Data standardization applies three transformations against the data: parsing into individual components, normalization, and phonetic encoding. These actions help cleanse data to prepare it for matching and searching. Some fields might require all three steps, some just normalization and phonetic conversion, and other data might only need phonetic encoding. Typically data is first parsed, then normalized, and then phonetically encoded, though some cleansing might be needed prior to parsing.
Standardization can include any one or any combination of the following phases.

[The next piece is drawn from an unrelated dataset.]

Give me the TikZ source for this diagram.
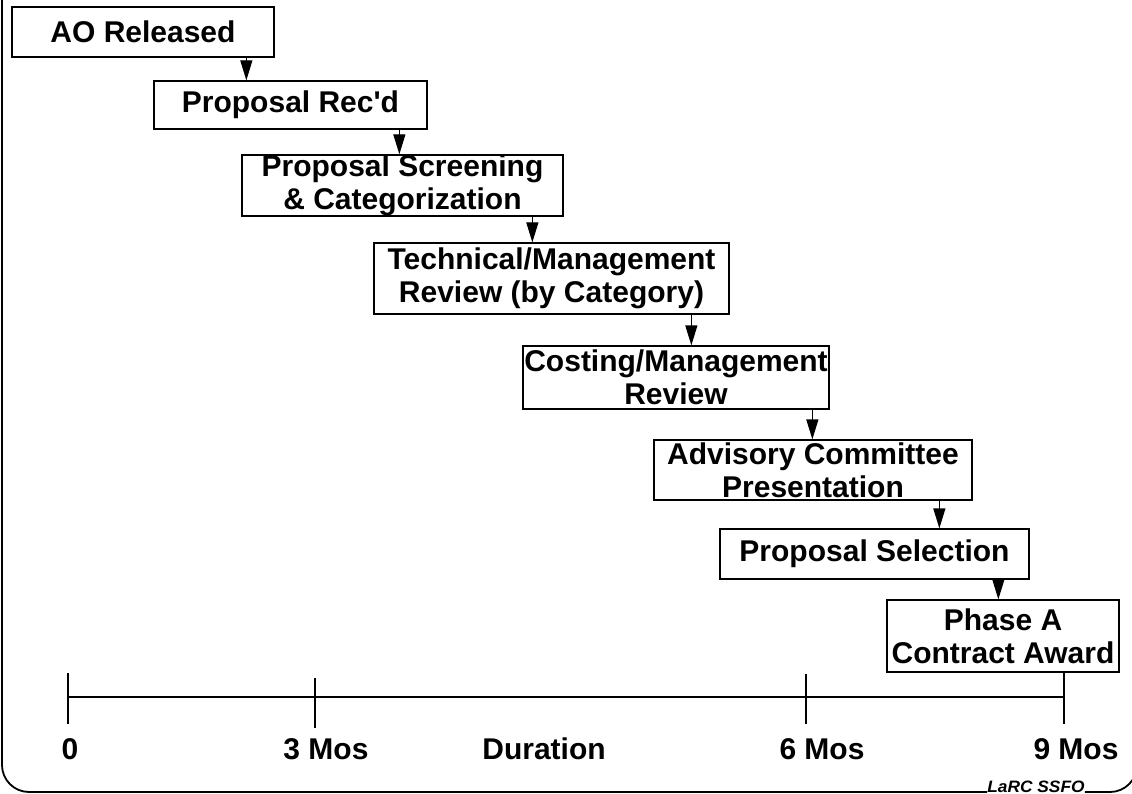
\documentclass[tikz,border=0pt]{standalone}
\usepackage{fontspec}
\setmainfont{Liberation Sans}
\usetikzlibrary{arrows.meta}
\begin{document}
\begin{tikzpicture}[x=1pt,y=1pt,
  box/.style={draw, line width=1.3pt, inner sep=0pt, align=center,
    font=\fontsize{30}{33}\selectfont\bfseries},
  arr/.style={line width=1.3pt, -{Triangle[length=20pt,width=12pt]}},
  lbl/.style={font=\fontsize{30}{32}\selectfont\bfseries, anchor=base, inner sep=0pt},
  tickline/.style={line width=1.3pt},
  frame/.style={line width=1.8pt}]
\useasboundingbox (0,0) rectangle (1132,-794);
\clip (0,0) rectangle (1132,-794);
% boxes
\node[box, minimum width=262pt, minimum height=50pt] (ao) at (143,-32) {AO Released};
\node[box, minimum width=273pt, minimum height=48pt] (rec) at (290.5,-105) {Proposal Rec\textquotesingle d};
\node[box, minimum width=321pt, minimum height=61pt] (scr) at (402.5,-185.5) {Proposal Screening\\\& Categorization};
\node[box, minimum width=355pt, minimum height=71pt] (tech) at (551.5,-278.5) {Technical/Management\\Review (by Category)};
\node[box, minimum width=306pt, minimum height=63pt] (cost) at (676,-377.5) {Costing/Management\\Review};
\node[box, minimum width=318pt, minimum height=60pt] (adv) at (813,-470) {Advisory Committee\\Presentation};
\node[box, minimum width=309pt, minimum height=50pt] (sel) at (874.5,-554) {Proposal Selection};
\node[box, minimum width=232pt, minimum height=72pt] (pha) at (1003,-636) {Phase A\\Contract Award};
% arrows
\draw[arr] ([xshift=235pt]ao.south west) -- ([xshift=235pt]ao.south west |- rec.north);
\draw[arr] ([xshift=246pt]rec.south west) -- ([xshift=246pt]rec.south west |- scr.north);
\draw[arr] ([xshift=291pt]scr.south west) -- ([xshift=291pt]scr.south west |- tech.north);
\draw[arr] ([xshift=318pt]tech.south west) -- ([xshift=318pt]tech.south west |- cost.north);
\draw[arr] ([xshift=290pt]cost.south west) -- ([xshift=290pt]cost.south west |- adv.north);
\draw[arr] ([xshift=286pt]adv.south west) -- ([xshift=286pt]adv.south west |- sel.north);
\draw[arr] ([xshift=279pt]sel.south west) -- ([xshift=279pt]sel.south west |- pha.north);
% timeline
\coordinate (t0) at (68,-697);
\coordinate (t3) at (315,-697);
\coordinate (t6) at (806,-697);
\coordinate (t9) at (1064,-697);
\draw[tickline] (t0) -- (t9);
\draw[tickline] ([yshift=24pt]t0) -- ([yshift=-27pt]t0);
\draw[tickline] ([yshift=19pt]t3) -- ([yshift=-31pt]t3);
\draw[tickline] ([yshift=23pt]t6) -- ([yshift=-27pt]t6);
\draw[tickline] (t9 |- pha.south) -- ([yshift=-27pt]t9);
\node[lbl] (l0) at (70,-759) {0};
\node[lbl] (l3) at (326,-759) {3 Mos};
\node[lbl] (ld) at (544,-759) {Duration};
\node[lbl] (l6) at (822,-759) {6 Mos};
\node[lbl] (l9) at (1076,-759) {9 Mos};
% frame
\node[anchor=base, inner sep=0pt, xscale=1.05, font=\fontsize{16.5}{17}\selectfont\bfseries\itshape] (larc) at (1036,-792) {LaRC SSFO};
\draw[frame] (2,10) -- (2,-765) arc[start angle=180, end angle=270, radius=27pt] -- (larc.base west);
\draw[frame] (larc.base east) -- (1110,-792) arc[start angle=270, end angle=360, radius=27pt] -- (1137,10);
\end{tikzpicture}
\end{document}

If incoming records contain data that is not formatted properly, it must be reformatted before it can be normalized. This process identifies and separates each component of a free-form text field that contains multiple pieces of information. Reformatting can also include removing characters or strings from a field that are not relevant to the data. A good example is standardizing free-form text address fields. If you are comparing or searching on street addresses that are contained in one or more free-form text fields (that is, the street address is contained in one field, apartment number in another, and so on), those fields need to be parsed into their individual components, such as house number, street name, street type, and street direction. Then certain components of the address, such as the street name and type, can be normalized. Field components are also known as tokens, and the process of separating data into its tokens is known as tokenization.
Normalizing data converts it into a standard or common form. A common use for normalization is to convert nicknames into their standard names, such as converting “Rich” to “Richard” or “Meg” to “Margaret”. Another example is normalizing street address components. For example, both “Dr.” or “Drv” in a street address might be normalized to “Drive”. Normalized values are obtained from lookup tables. Once a field value is normalized, that value can be more accurately compared against values in other records to determine whether they are a match.
Once data has gone through any necessary reformatting and normalization, it can be phonetically encoded. In a master index application, phonetic values are generally used in blocking queries in order to obtain all possible matches to an incoming record. They are also used to perform searches from the Master Index Data Manager (MIDM) that allow for misspellings and typographic errors. Typically, first names use Soundex encoding and last names and street names use NYSIIS encoding, but the Master Index Standardization Engine supports several additional phonetic encoders as well.